To any professor for whom this may be unclear, Barreca offers, “And here’s why it’s not okay for professors to sleep with their students: the students think they do well because they’re sleeping with the professor while what they should understand is that professors only sleep with their A students. The students end up feeling as if THEY are the ones who are ‘getting away with something’, and it compromises their understanding of their own abilities and excellence.”

Barreca translates this explanation to the workplace. “It’s the same with bosses having sex with people who work for them. People who are on the same level—who are not gaining or losing professional power or negotiating transactional payoffs based on sexual favors—are in a different arena,” explained Barreca.
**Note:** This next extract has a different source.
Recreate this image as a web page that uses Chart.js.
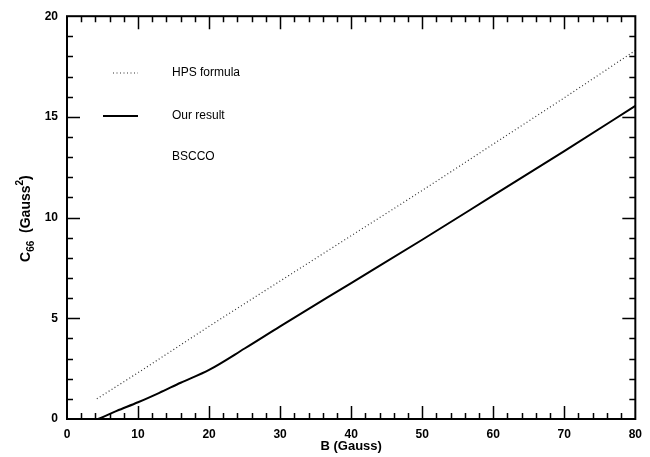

Barreca also explained why the recent allegations are not threatening to innocent flirtations

“My own worry is the there is a danger of false equivalencies being made: flirtation is different from grabbing; making a pass is different from someone in a position of power who is using that power to coerce or demand satisfaction of their appetites; exposing yourself is not the same as asking if someone with whom you work would like to meet for a cup of coffee or a drink. You can flirt in public, in a group, in a crowd and not be worried—the rest you can’t. Do only things you wouldn’t be ashamed of having somebody say you did.”

So, how do we ensure we are all on the same page?

Rufo says education is key to understanding the importance of sexual harassment and rape culture. She attributes students’ ideologies to learned gender roles dating back to childhood.

“From a young age people are taught ‘if a boy likes you, he’ll be mean to you’ or ‘if you like a guy, you need to play hard to get.’ While it may seem silly, these ideologies follow us to adulthood and can bleed into our workplaces making for very unfortunate situations.”

Rufo points to a need for a combined educational effort, with seminars educating college students at the start of each semester on campus, and education at home in which young people are taught to respect themselves and others.

In addition to educating college students, victims of sexual harassment need to keep speaking out.

The mores stories that people allow themselves to tell, with courage and a sense of conviction that they did not “deserve” this or bring it on themselves, the better,” said Barreca.

“Voices raised in unison amplify each other, not drown each other out.”